"Yen-Carry" Anniversary Nears, but Worries Fade

Markets have muscle memory, so summer's approach might trigger unpleasant reminders of last year's post-July 4 Wall Street fireworks. The "yen-carry" crisis, as it became known, happened when the Bank of Japan (BoJ) raised interest rates more than expected last July 31, which, combined with other factors, caused a spike in the Japanese yen and a dramatic sell-off in the U.S. tech sector.

Muscle memory can linger, but in this case, it's likely to be unwarranted. Japanese yields are up, but a similar Japan-related dive in U.S. stocks is unlikely this summer. A record investor-long position in the yen is one of many reasons—the yen is up about 11% versus the U.S. dollar since last July's lows.

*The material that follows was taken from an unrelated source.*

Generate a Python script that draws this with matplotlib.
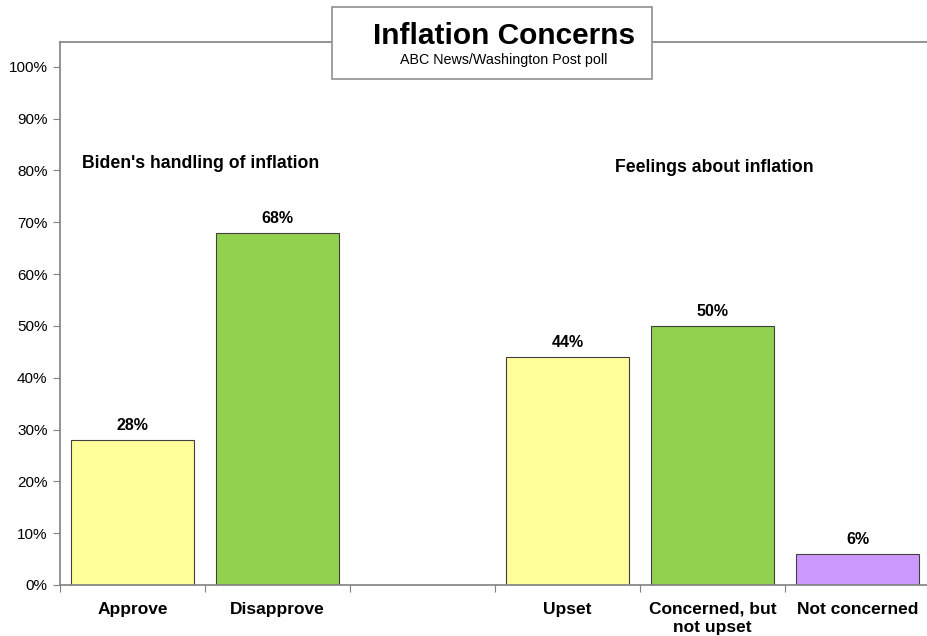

"The Japanese bond market could create volatility as higher yields attract domestic investors to repatriate money back to Japan and the BoJ reduces its balance sheet," said Michelle Gibley, director of international research at the Schwab Center for Financial Research. "However, we don't expect a repeat of the global market volatility seen last August because the shifts could be more gradual rather than all of a sudden."

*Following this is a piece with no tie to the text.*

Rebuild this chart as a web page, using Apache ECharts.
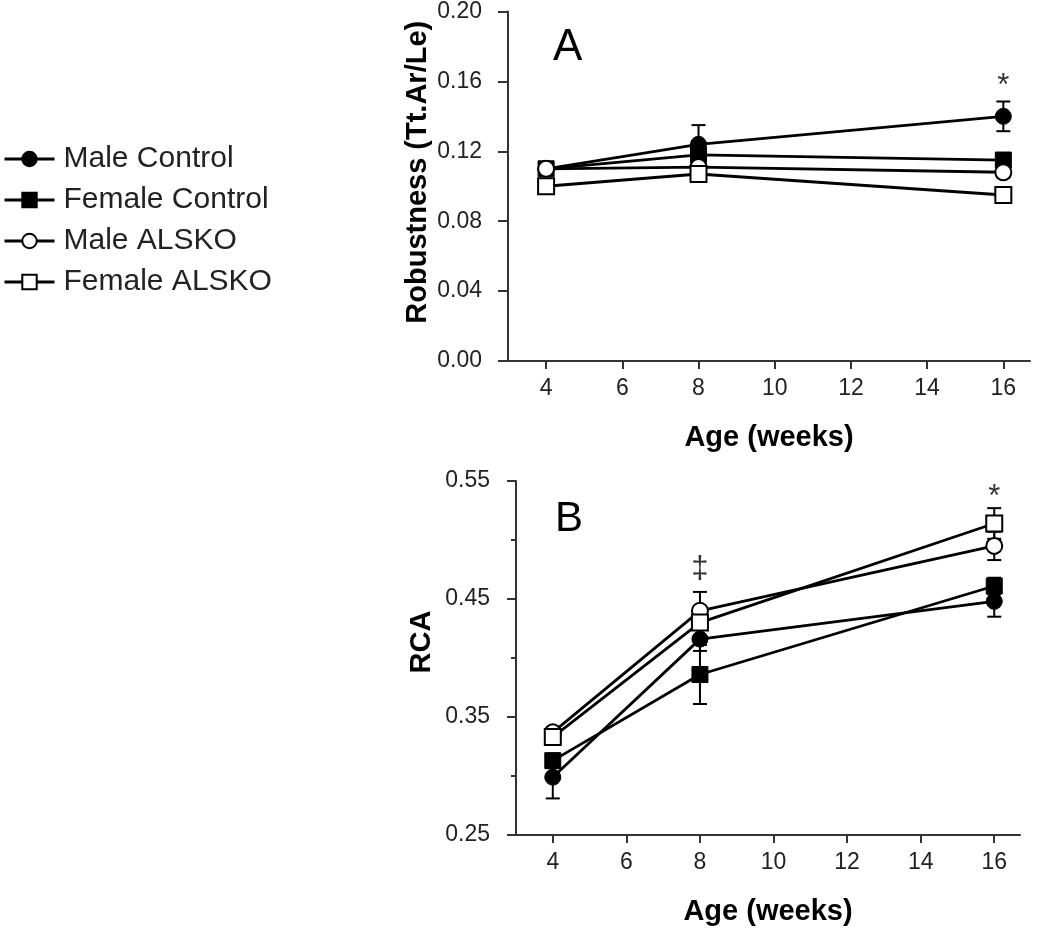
<!DOCTYPE html>
<html>
<head>
<meta charset="utf-8">
<script src="https://cdn.jsdelivr.net/npm/echarts@6/dist/echarts.min.js"></script>
<style>
    html, body { margin: 0; padding: 0; background: #fff; }
    #main { width: 1050px; height: 929px; }
</style>
</head>
<body>
<div id="main"></div>
<script>
// ages (weeks)
var weeks = [4, 8, 16];
var weekTicks = [4, 6, 8, 10, 12, 14, 16];
var groups = ['Male Control', 'Female Control', 'Male ALSKO', 'Female ALSKO'];

// panel A - robustness (Tt.Ar/Le), mean and SE
var robMaleCtrl = [0.110, 0.124, 0.140];
var robMaleCtrlSe = [0.003, 0.011, 0.0085];
var robFemCtrl = [0.110, 0.118, 0.115];
var robFemCtrlSe = [0.003, 0.004, 0.003];
var robMaleKO = [0.110, 0.111, 0.108];
var robMaleKOSe = [0.003, 0.003, 0.003];
var robFemKO = [0.100, 0.107, 0.095];
var robFemKOSe = [0.003, 0.003, 0.002];

// panel B - RCA, mean and SE
var rcaMaleCtrl = [0.299, 0.416, 0.448];
var rcaMaleCtrlSe = [0.018, 0.010, 0.013];
var rcaFemCtrl = [0.313, 0.386, 0.461];
var rcaFemCtrlSe = [0.006, 0.025, 0.007];
var rcaMaleKO = [0.337, 0.440, 0.495];
var rcaMaleKOSe = [0.004, 0.016, 0.012];
var rcaFemKO = [0.333, 0.430, 0.514];
var rcaFemKOSe = [0.005, 0.012, 0.013];

// significance marks
var marksA = [{value: [16, 0.157], name: '*'}];
var marksB = [{value: [16, 0.536], name: '*'}, {value: [8, 0.475], name: '‡'}];

var chart = echarts.init(document.getElementById('main'));
var font = 'Liberation Sans, Arial, sans-serif';
var axisColor = '#333';

var markerStyles = [
    {symbol: 'circle', itemStyle: {color: '#000', borderColor: '#000', borderWidth: 1}},
    {symbol: 'rect', itemStyle: {color: '#000', borderColor: '#000', borderWidth: 1}},
    {symbol: 'circle', itemStyle: {color: '#fff', borderColor: '#000', borderWidth: 2}},
    {symbol: 'rect', itemStyle: {color: '#fff', borderColor: '#000', borderWidth: 2}}
];

function errData(means, ses) {
    var out = [];
    for (var i = 0; i < weeks.length; i++) {
        out.push([weeks[i], means[i] - ses[i], means[i] + ses[i]]);
    }
    return out;
}

function renderErr(params, api) {
    var top = api.coord([api.value(0), api.value(2)]);
    var bot = api.coord([api.value(0), api.value(1)]);
    var w = 7;
    var st = {stroke: '#000', lineWidth: 2};
    return {
        type: 'group',
        children: [
            {type: 'line', shape: {x1: top[0], y1: top[1], x2: bot[0], y2: bot[1]}, style: st},
            {type: 'line', shape: {x1: top[0] - w, y1: top[1], x2: top[0] + w, y2: top[1]}, style: st},
            {type: 'line', shape: {x1: bot[0] - w, y1: bot[1], x2: bot[0] + w, y2: bot[1]}, style: st}
        ]
    };
}

function panelSeries(idx, means, ses, marks) {
    var list = [];
    for (var i = 0; i < means.length; i++) {
        list.push({
            type: 'custom',
            xAxisIndex: idx,
            yAxisIndex: idx,
            renderItem: renderErr,
            data: errData(means[i], ses[i]),
            z: 1,
            silent: true
        });
    }
    for (var j = 0; j < means.length; j++) {
        var pts = [];
        for (var k = 0; k < weeks.length; k++) pts.push([weeks[k], means[j][k]]);
        list.push({
            type: 'line',
            name: groups[j],
            xAxisIndex: idx,
            yAxisIndex: idx,
            data: pts,
            symbol: markerStyles[j].symbol,
            symbolSize: 16,
            showAllSymbol: true,
            lineStyle: {color: '#000', width: 2.8},
            itemStyle: markerStyles[j].itemStyle,
            z: 2 + j,
            animation: false
        });
    }
    list.push({
        type: 'scatter',
        xAxisIndex: idx,
        yAxisIndex: idx,
        data: marks,
        symbolSize: 1,
        itemStyle: {color: 'transparent'},
        label: {
            show: true,
            position: 'inside',
            formatter: '{b}',
            color: '#000',
            fontFamily: font,
            fontSize: 31
        },
        silent: true,
        z: 10
    });
    return list;
}

function xAxisFor(idx) {
    return {
        type: 'value',
        gridIndex: idx,
        min: 3,
        max: 16.7,
        name: 'Age (weeks)',
        nameLocation: 'middle',
        nameGap: 62,
        nameTextStyle: {fontFamily: font, fontSize: 29, fontWeight: 'bold', color: '#000'},
        axisLine: {lineStyle: {color: axisColor, width: 2}},
        axisTick: {show: true, length: 8, lineStyle: {color: axisColor, width: 2}, customValues: weekTicks},
        axisLabel: {fontFamily: font, fontSize: 23, color: '#222', margin: 16, customValues: weekTicks},
        splitLine: {show: false}
    };
}

var option = {
    backgroundColor: '#fff',
    animation: false,
    legend: {
        orient: 'vertical',
        left: 3,
        top: 144,
        padding: 0,
        itemWidth: 50,
        itemHeight: 18,
        itemGap: 11,
        data: groups,
        lineStyle: {width: 3},
        textStyle: {fontFamily: font, fontSize: 30, color: '#222', padding: [0, 0, 0, 4]}
    },
    graphic: [
        {type: 'text', left: 553, top: 26, style: {text: 'A', font: '44px ' + font, fill: '#000'}},
        {type: 'text', left: 555, top: 498, style: {text: 'B', font: '42px ' + font, fill: '#000'}}
    ],
    grid: [
        {left: 508, top: 10, width: 522, height: 351},
        {left: 516, top: 481, width: 504, height: 354}
    ],
    xAxis: [xAxisFor(0), xAxisFor(1)],
    yAxis: [{
        type: 'value',
        gridIndex: 0,
        min: 0,
        max: 0.2,
        interval: 0.04,
        name: 'Robustness (Tt.Ar/Le)',
        nameLocation: 'middle',
        nameGap: 76,
        nameTextStyle: {fontFamily: font, fontSize: 29, fontWeight: 'bold', color: '#000', padding: [0, 0, 0, 28]},
        axisLine: {show: true, lineStyle: {color: axisColor, width: 2}},
        axisTick: {show: true, length: 10, lineStyle: {color: axisColor, width: 2}},
        axisLabel: {fontFamily: font, fontSize: 23, color: '#222', margin: 26, formatter: function (v) { return v.toFixed(2); }},
        splitLine: {show: false}
    }, {
        type: 'value',
        gridIndex: 1,
        min: 0.25,
        max: 0.55,
        interval: 0.1,
        name: 'RCA',
        nameLocation: 'middle',
        nameGap: 80,
        nameTextStyle: {fontFamily: font, fontSize: 29, fontWeight: 'bold', color: '#000', padding: [0, 0, 0, 32]},
        axisLine: {show: true, lineStyle: {color: axisColor, width: 2}},
        axisTick: {show: true, length: 9, lineStyle: {color: axisColor, width: 2}},
        minorTick: {show: true, splitNumber: 2, length: 5, lineStyle: {color: axisColor, width: 2}},
        axisLabel: {fontFamily: font, fontSize: 23, color: '#222', margin: 26, formatter: function (v) { return v.toFixed(2); }},
        splitLine: {show: false}
    }],
    series: [].concat(
        panelSeries(0, [robMaleCtrl, robFemCtrl, robMaleKO, robFemKO],
            [robMaleCtrlSe, robFemCtrlSe, robMaleKOSe, robFemKOSe], marksA),
        panelSeries(1, [rcaMaleCtrl, rcaFemCtrl, rcaMaleKO, rcaFemKO],
            [rcaMaleCtrlSe, rcaFemCtrlSe, rcaMaleKOSe, rcaFemKOSe], marksB)
    )
};

chart.setOption(option);
</script>
</body>
</html>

Investors have embraced the yen partly because the BoJ raised its benchmark interest rate from below zero early last year to the current 0.5%—the highest since 2008—amid elevated inflation. Economists expect further rate hikes to come, with possible clarity on timing at the next BoJ meeting June 16–17. A more hawkish central bank generally strengthens a country's currency.

Another source of yen strength is uncertainty around U.S. tariff policy, which has hurt U.S. assets like the dollar and helped non-U.S. assets.

A year ago, things were very different. The July 31 BoJ rate hike occurred when a record number of speculator contracts were positioned to short the yen. The yen's sudden strength—which also reflected a weak U.S. jobs report and hawkish guidance by the BoJ—threatened to capsize the "yen carry trade," a move where investors borrow cheap yen to buy U.S. assets, particularly info tech stocks.